Reed Jordan
Reed Jordan is a 2018 Masters in City Planning candidate at the Massachusetts Institute of Technology. At MIT he focuses on affordable housing policy and finance, economic development, and the spatial elements of racial inequality. Prior to attending MIT, Reed was a Research Associate at the Urban Institute, first in the Metropolitan Housing and Communities Center, and later in the Research to Action Lab. He managed the Housing Assistance Matters Initiative, a multi-year program of cross-center research and analysis on the importance of housing assistance, overseeing the budget, research products planning and development, staffing, and deliverable. He also provided technical assistance to 12 local communities implementing Promise Neighborhood initiatives and evaluated HUD's Choice Neighborhoods program in 5 cities.
Nicholas Kelly
Nicholas Kelly is a PhD student in Urban Studies and Planning at MIT. His research focuses on affordable housing and public policy, with a particular focus on segregation, fair housing, regulation, and political theory. Nicholas has worked at New York City's Department of Housing Preservation and Development, at the New York City Economic Development Corporation, as well as for Senators Charles Schumer and Elizabeth Warren. Prior to MIT, Nicholas studied at Princeton’s Woodrow Wilson School, where he received a Master in Public Affairs. He earned his B.A. at Columbia University and hails from Brookline, MA.
Justin Steil
Justin Steil is an Assistant Professor of Law and Urban Planning at the Massachusetts Institute of Technology. Broadly interested in spatial dimensions of inequality, his research examines the intersection of urban policy with property, land use, and civil rights law.

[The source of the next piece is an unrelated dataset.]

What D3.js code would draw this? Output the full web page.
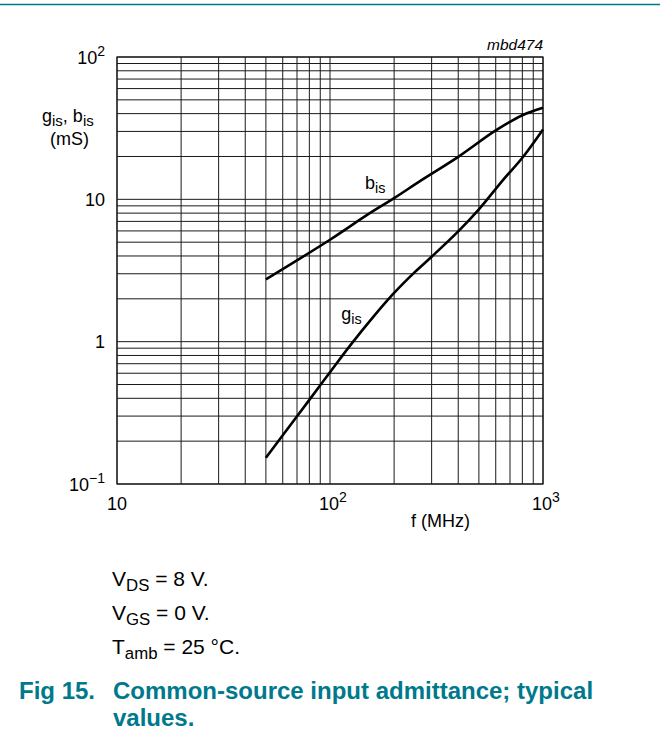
<!DOCTYPE html>
<html>
<head>
<meta charset="utf-8">
<script src="https://cdn.jsdelivr.net/npm/d3@7"></script>
<style>
  body { margin: 0; background: #fff; }
  text { font-family: "Liberation Sans", Arial, sans-serif; }
</style>
</head>
<body>
<div id="wrapper"></div>
<script>
// b_is curve (mS) against frequency (MHz)
const bisFreq = [50, 100, 150, 200, 270, 400, 600, 800, 1000]
const bisValues = [2.74, 5.2, 7.8, 10.2, 13.7, 19.9, 30.5, 39, 44]

// g_is curve (mS) against frequency (MHz)
const gisFreq = [50, 60, 80, 100, 125, 160, 200, 250, 300, 400, 500, 650, 800, 1000]
const gisValues = [0.153, 0.22, 0.39, 0.61, 0.95, 1.5, 2.2, 3.08, 3.95, 5.95, 8.5, 13.7, 19.6, 31]

// tick labels: base + exponent
const xTicks = [10, 100, 1000]
const xTickLabels = [["10", ""], ["10", "2"], ["10", "3"]]
const yTicks = [100, 10, 1, 0.1]
const yTickLabels = [["10", "2"], ["10", ""], ["1", ""], ["10", "\u22121"]]

const conditions = [["V", "DS", " = 8 V."], ["V", "GS", " = 0 V."], ["T", "amb", " = 25 \u00B0C."]]

const teal = "#00798c"

function drawChart() {
  let dimensions = {
    width: 660,
    height: 740,
    margin: { top: 57, right: 117, bottom: 256, left: 117 },
  }
  dimensions.boundedWidth = dimensions.width - dimensions.margin.left - dimensions.margin.right
  dimensions.boundedHeight = dimensions.height - dimensions.margin.top - dimensions.margin.bottom

  const wrapper = d3.select("#wrapper")
    .append("svg")
      .attr("width", dimensions.width)
      .attr("height", dimensions.height)

  // teal rule at the top of the page
  wrapper.append("line")
    .attr("x1", 0).attr("x2", dimensions.width)
    .attr("y1", 4.5).attr("y2", 4.5)
    .attr("stroke", teal)
    .attr("stroke-width", 1.5)

  const bounds = wrapper.append("g")
    .attr("transform", `translate(${dimensions.margin.left}, ${dimensions.margin.top})`)

  const xScale = d3.scaleLog()
    .domain([10, 1000])
    .range([0, dimensions.boundedWidth])

  const yScale = d3.scaleLog()
    .domain([0.1, 100])
    .range([dimensions.boundedHeight, 0])

  // grid
  const grid = bounds.append("g")
    .attr("stroke", "#1a1a1a")
    .attr("stroke-width", 1)

  grid.selectAll(".vgrid")
    .data(xScale.ticks())
    .join("line")
      .attr("x1", d => xScale(d)).attr("x2", d => xScale(d))
      .attr("y1", 0).attr("y2", dimensions.boundedHeight)

  grid.selectAll(".hgrid")
    .data(yScale.ticks())
    .join("line")
      .attr("y1", d => yScale(d)).attr("y2", d => yScale(d))
      .attr("x1", 0).attr("x2", dimensions.boundedWidth)

  bounds.append("rect")
    .attr("width", dimensions.boundedWidth)
    .attr("height", dimensions.boundedHeight)
    .attr("fill", "none")
    .attr("stroke", "#1a1a1a")
    .attr("stroke-width", 1.2)

  // curves
  const lineGenerator = d3.line()
    .x(d => xScale(d[0]))
    .y(d => yScale(d[1]))
    .curve(d3.curveCatmullRom.alpha(0.5))

  bounds.append("path")
    .attr("d", lineGenerator(d3.zip(bisFreq, bisValues)))
    .attr("fill", "none")
    .attr("stroke", "#000")
    .attr("stroke-width", 2.6)

  bounds.append("path")
    .attr("d", lineGenerator(d3.zip(gisFreq, gisValues)))
    .attr("fill", "none")
    .attr("stroke", "#000")
    .attr("stroke-width", 2.6)

  // helper for text with a subscript part
  const subText = (sel, main, sub, rest, size) => {
    sel.append("tspan").text(main)
    sel.append("tspan").text(sub)
      .attr("font-size", size * 0.8)
      .attr("dy", size * 0.22)
    if (rest) {
      sel.append("tspan").text(rest)
        .attr("dy", -size * 0.22)
    }
  }

  // curve labels
  const bLabel = bounds.append("text")
    .attr("x", xScale(146)).attr("y", yScale(11.8))
    .attr("font-size", 18)
  subText(bLabel, "b", "is", "", 18)

  const gLabel = bounds.append("text")
    .attr("x", xScale(113)).attr("y", yScale(1.42))
    .attr("font-size", 18)
  subText(gLabel, "g", "is", "", 18)

  // tick labels with superscripts
  const supText = (sel, base, exp, size) => {
    sel.append("tspan").text(base)
    if (exp) {
      sel.append("tspan").text(exp)
        .attr("font-size", size * 0.78)
        .attr("dy", -size * 0.42)
    }
  }

  yTicks.forEach((t, i) => {
    const label = bounds.append("text")
      .attr("x", -12)
      .attr("y", yScale(t) + 6.5)
      .attr("text-anchor", "end")
      .attr("font-size", 18)
    supText(label, yTickLabels[i][0], yTickLabels[i][1], 18)
  })

  xTicks.forEach((t, i) => {
    const label = bounds.append("text")
      .attr("x", xScale(t) + (xTickLabels[i][1] ? 3 : 0))
      .attr("y", dimensions.boundedHeight + 26)
      .attr("text-anchor", "middle")
      .attr("font-size", 18)
    supText(label, xTickLabels[i][0], xTickLabels[i][1], 18)
  })

  // axis titles
  const yTitle = wrapper.append("text")
    .attr("x", 42).attr("y", 122)
    .attr("font-size", 18)
  yTitle.append("tspan").text("g")
  yTitle.append("tspan").text("is").attr("font-size", 15).attr("dy", 4)
  yTitle.append("tspan").text(", b").attr("dy", -4)
  yTitle.append("tspan").text("is").attr("font-size", 15).attr("dy", 4)

  wrapper.append("text")
    .attr("x", 50).attr("y", 145)
    .attr("font-size", 18)
    .text("(mS)")

  bounds.append("text")
    .attr("x", xScale(330)).attr("y", dimensions.boundedHeight + 43)
    .attr("text-anchor", "middle")
    .attr("font-size", 18)
    .text("f (MHz)")

  bounds.append("text")
    .attr("x", dimensions.boundedWidth).attr("y", -7)
    .attr("text-anchor", "end")
    .attr("font-size", 15.5)
    .attr("font-style", "italic")
    .text("mbd474")

  // measurement conditions
  conditions.forEach((c, i) => {
    const t = wrapper.append("text")
      .attr("x", 112).attr("y", 586 + i * 34)
      .attr("font-size", 21)
    subText(t, c[0], c[1], c[2], 21)
  })

  // figure caption
  const caption = [["Fig 15.", 19, 699], ["Common-source input admittance; typical", 113, 699], ["values.", 113, 726]]
  caption.forEach(c => {
    wrapper.append("text")
      .attr("x", c[1]).attr("y", c[2])
      .attr("font-size", 24)
      .attr("font-weight", "bold")
      .attr("fill", teal)
      .text(c[0])
  })
}

drawChart()
</script>
</body>
</html>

Recent publications include “The Social Structure of Mortgage Discrimination,” Housing Studies (2018); “The Significance of Segregation in the 21st Century,” City & Community (2016); and “The New Immigration Contestation: Social Movements and Local Immigration Policymaking in the United States” American Journal of Sociology (2014). He is a co-editor of Searching for the Just City: Debates in Urban Theory and Practice (Routledge, 2009). Justin received a B.A. African-American Studies from Harvard University, an M.Sc. in City Design from the London School of Economics, and a Ph.D. in Urban Planning and a J.D. from Columbia University. He previously worked as advocacy director for a non-profit fighting predatory lending, planner for an environmental justice organization, program manager for a project bringing youth and prisoners into critical dialogues about justice, and trainer with a domestic violence crisis center instructing Ciudad Juárez police in the support of survivors of sexual assault.
Maia Woluchem
Maia Woluchem is a Masters in City Planning candidate at MIT, working on issues of housing, socioeconomic and racial equity, and the use of local data in city policymaking. Before entering her graduate program, Maia was a Research Associate at the Urban Institute, working in both the Housing Finance Policy Center and the Metropolitan Housing and Communities Center. While there, she helped develop Turning the Corner, a multi-site project aiming to measure neighborhood change in recovering housing markets, managed researchers in support of the evaluation of DC Promise Neighborhood Initiative, and authored issue briefs, online tools, and data products to examine racial equity, housing affordability, and other neighborhood-level indicators in Washington, DC.